Ryan did say that the cuts would be enacted through reconciliation legislation.  A question that might have to be decided is whether they try yet again to repeal the ACA.  With only 51 Republican votes starting in January 2018, it will make it more challenging to get the needed 50 votes.  Ryan did say in a local radio interview last week that health care entitlements including Medicare and Medicaid , “are the big drivers of debt….we spend more time on health-care entitlements, because that’s really where the problem lies, fiscally speaking.”

The irony is that Congressional leaders are talking about the need to address the annual deficit and the debt against the backdrop of a tax package that non-partisan economists in the CBO and Joint Committee on Taxation have said will increase the deficit by over $1 trillion.  That analysis stands even when increased economic growth is taken into account.

If the Speaker insists on cuts to Medicare it will be a challenge for a Ryan reform effort to see whether or not he can get his members and Republican Senators to join with him in cutting that untouchable entitlement—especially in the Senate.  But if cuts to Medicare are pulled it could be the ultimate compromise that then allows conservative members to reject Medicare cuts as a compromise and then go full force on other cuts including Medicaid.

What could these “welfare reforms” look like based on recent budget proposals and past proposals by the Speaker:

  • Advocates in Washington feel there will be strong focus on the SNAP (food stamps) programs focused on cuts, work requirements and drug testing;
  • Supplemental Security Income (SSI) for children which could be carved out from the larger program and converted into a fixed state block grant or perhaps cuts imposed in other ways;
  • Medicaid which could be subject to a re-visitation of the per capita cap block grant that was included in various ACA repeal bills, they may also tackle requirements for work;
  • ACA repeal, some members in the House would like to have another attempt to repeal the ACA even as the individual mandate is repealed as part of the tax cut package;
  • Medicare, if leadership is bold they may attempt to look at the earlier Ryan proposal that would raise the age of eligibility to 67 for future Medicare recipients and convert the rest of the program into a voucher or optional voucher that would give patients funds to buy their own insurance;
  • SSBG elimination, under Speaker Ryan’s leadership, previous votes have been cast to eliminate SSBG and the $1.7 billion;
  • TANF cuts, as included in the FY 2018 Administration budget, along with the elimination of SSBG—the Administration cut TANF by the amount states had transferred from TANF into SSBG, more than $1 billion;
  • Drug testing in many programs.

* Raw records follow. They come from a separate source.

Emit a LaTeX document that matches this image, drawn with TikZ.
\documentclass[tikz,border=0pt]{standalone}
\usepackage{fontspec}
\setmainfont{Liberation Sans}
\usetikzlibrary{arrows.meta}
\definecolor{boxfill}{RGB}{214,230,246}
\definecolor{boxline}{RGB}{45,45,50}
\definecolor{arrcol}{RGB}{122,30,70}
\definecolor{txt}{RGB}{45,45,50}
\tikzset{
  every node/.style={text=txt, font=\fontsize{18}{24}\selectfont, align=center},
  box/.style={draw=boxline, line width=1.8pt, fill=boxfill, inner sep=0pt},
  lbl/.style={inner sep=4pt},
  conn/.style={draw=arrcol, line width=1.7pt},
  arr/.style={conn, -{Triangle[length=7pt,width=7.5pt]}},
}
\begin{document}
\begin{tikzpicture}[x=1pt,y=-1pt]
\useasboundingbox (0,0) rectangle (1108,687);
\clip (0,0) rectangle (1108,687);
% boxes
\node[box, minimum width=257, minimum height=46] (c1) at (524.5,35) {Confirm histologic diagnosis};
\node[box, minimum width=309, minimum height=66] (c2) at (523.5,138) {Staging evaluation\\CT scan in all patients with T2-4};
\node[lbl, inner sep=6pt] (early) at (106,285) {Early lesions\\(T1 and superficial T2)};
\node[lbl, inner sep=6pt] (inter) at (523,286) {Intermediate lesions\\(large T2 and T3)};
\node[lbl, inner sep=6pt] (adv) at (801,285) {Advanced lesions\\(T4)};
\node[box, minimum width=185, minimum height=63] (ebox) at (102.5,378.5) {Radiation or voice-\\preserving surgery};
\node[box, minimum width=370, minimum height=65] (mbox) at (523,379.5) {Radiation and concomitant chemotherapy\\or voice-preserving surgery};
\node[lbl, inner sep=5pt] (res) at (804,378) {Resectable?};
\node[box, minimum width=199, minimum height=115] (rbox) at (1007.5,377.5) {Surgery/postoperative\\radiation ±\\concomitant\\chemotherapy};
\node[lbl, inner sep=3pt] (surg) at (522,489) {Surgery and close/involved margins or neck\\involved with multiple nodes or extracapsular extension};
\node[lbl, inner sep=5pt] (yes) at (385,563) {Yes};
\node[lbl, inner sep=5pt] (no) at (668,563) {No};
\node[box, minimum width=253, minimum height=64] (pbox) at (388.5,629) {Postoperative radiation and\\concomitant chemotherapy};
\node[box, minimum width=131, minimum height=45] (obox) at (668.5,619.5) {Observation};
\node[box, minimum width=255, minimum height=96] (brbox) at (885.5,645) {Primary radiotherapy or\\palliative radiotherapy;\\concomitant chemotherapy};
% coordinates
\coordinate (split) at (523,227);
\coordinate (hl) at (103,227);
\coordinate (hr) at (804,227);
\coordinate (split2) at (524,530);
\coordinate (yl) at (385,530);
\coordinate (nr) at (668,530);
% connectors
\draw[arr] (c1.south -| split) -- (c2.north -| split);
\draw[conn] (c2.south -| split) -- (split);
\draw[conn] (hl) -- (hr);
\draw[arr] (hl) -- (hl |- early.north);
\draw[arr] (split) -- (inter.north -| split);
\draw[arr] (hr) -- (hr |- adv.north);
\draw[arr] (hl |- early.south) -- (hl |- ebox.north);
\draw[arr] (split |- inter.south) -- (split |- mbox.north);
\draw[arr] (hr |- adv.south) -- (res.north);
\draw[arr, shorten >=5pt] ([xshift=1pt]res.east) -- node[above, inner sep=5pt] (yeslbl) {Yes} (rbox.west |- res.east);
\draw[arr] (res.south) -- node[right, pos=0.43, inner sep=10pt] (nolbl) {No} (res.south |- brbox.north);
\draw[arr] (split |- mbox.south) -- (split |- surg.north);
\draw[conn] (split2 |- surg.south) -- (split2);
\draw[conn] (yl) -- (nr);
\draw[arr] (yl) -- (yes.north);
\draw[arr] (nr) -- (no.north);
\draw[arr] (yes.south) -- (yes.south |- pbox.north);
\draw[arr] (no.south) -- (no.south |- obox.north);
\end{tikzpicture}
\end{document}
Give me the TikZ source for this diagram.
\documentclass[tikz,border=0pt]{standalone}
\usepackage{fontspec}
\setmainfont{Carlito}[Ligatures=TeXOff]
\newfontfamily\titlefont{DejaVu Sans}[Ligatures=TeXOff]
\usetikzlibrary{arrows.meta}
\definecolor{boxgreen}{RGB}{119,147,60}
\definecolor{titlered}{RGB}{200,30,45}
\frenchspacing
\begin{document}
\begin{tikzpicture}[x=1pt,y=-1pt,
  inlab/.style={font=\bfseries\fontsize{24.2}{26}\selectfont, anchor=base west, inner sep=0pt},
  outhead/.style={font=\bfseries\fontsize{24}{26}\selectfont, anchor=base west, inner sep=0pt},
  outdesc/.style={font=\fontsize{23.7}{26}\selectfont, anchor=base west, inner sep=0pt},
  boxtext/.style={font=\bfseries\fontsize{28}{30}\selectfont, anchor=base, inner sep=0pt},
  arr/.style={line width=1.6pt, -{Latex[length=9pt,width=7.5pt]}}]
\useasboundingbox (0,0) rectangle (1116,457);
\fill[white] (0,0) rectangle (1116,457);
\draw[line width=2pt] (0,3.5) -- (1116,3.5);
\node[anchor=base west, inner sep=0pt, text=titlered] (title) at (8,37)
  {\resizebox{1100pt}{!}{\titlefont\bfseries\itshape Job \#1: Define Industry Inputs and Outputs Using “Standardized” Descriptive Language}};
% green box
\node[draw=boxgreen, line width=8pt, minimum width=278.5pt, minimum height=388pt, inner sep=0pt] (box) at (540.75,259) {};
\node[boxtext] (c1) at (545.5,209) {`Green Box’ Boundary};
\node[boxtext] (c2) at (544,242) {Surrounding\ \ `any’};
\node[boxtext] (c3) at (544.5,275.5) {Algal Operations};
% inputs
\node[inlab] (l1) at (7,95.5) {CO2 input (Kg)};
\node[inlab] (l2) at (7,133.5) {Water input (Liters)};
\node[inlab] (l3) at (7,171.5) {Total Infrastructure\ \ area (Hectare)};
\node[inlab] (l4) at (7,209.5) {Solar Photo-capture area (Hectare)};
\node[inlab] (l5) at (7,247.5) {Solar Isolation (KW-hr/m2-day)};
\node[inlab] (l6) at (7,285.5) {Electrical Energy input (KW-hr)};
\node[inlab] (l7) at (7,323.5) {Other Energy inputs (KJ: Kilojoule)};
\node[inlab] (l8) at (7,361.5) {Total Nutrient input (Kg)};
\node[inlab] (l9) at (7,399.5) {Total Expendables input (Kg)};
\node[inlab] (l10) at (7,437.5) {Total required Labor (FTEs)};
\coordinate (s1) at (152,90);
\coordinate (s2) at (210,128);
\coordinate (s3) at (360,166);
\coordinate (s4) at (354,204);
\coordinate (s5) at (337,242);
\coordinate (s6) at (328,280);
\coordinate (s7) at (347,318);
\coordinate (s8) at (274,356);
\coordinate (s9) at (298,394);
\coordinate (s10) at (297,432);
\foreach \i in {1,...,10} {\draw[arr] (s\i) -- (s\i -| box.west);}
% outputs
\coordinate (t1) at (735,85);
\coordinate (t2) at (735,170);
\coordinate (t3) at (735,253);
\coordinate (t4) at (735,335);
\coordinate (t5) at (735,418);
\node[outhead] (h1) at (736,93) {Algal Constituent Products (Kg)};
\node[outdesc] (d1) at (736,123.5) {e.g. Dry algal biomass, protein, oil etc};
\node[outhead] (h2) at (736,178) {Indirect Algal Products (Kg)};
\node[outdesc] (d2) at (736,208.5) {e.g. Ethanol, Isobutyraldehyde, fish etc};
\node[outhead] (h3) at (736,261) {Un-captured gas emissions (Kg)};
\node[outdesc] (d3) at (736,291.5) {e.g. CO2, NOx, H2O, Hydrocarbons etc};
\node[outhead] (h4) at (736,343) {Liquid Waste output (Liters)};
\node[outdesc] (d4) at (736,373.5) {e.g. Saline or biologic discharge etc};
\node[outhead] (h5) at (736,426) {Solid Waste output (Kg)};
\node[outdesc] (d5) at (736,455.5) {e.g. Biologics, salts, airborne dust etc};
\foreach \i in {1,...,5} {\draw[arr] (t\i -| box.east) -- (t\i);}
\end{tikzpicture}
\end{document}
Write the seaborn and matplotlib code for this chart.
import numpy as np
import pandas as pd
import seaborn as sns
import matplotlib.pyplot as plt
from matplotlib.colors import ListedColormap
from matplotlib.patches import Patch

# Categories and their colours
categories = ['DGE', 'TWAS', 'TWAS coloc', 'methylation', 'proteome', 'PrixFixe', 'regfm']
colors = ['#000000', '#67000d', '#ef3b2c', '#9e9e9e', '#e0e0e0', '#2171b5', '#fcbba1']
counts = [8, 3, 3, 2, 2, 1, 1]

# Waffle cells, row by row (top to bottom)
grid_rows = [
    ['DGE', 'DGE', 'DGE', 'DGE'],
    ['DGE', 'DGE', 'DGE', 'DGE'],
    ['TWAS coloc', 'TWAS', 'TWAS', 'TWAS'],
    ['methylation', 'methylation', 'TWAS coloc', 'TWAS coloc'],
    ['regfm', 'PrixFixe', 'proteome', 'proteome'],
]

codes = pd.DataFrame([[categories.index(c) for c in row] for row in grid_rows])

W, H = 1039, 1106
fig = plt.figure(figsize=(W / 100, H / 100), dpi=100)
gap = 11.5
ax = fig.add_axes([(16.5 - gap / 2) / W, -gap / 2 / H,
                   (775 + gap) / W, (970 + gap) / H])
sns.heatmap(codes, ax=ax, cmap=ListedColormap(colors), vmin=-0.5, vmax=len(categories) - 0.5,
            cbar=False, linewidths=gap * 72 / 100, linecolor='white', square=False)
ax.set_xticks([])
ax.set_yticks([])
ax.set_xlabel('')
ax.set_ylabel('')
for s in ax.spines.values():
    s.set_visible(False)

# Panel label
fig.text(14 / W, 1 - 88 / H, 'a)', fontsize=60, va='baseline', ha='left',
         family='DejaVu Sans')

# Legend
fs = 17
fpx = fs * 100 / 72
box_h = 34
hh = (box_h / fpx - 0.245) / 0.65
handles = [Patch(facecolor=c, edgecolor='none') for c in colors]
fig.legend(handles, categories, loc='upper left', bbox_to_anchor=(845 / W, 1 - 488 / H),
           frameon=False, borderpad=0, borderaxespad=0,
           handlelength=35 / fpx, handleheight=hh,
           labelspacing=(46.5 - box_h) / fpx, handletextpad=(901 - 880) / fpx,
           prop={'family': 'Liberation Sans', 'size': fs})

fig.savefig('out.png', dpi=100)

This would be one of the greatest ironies for this Congress which has started to recognize that substance use is an addiction and needs to be treated as a disease.  This may not be as easy as it was in the 1980s and 1990s when drug testing—in the minds of some—was targeting urban populations impacted by crack-cocaine.  This drug opioid epidemic is effecting rural and suburban populations;
  • Child welfare optional block grant; by making it “optional” it makes the cuts sound less onerous. Many states would exchange the lack of future funding increases for the increased flexibility today and this may also be the Administration’s response to the various child welfare waivers that run out this year.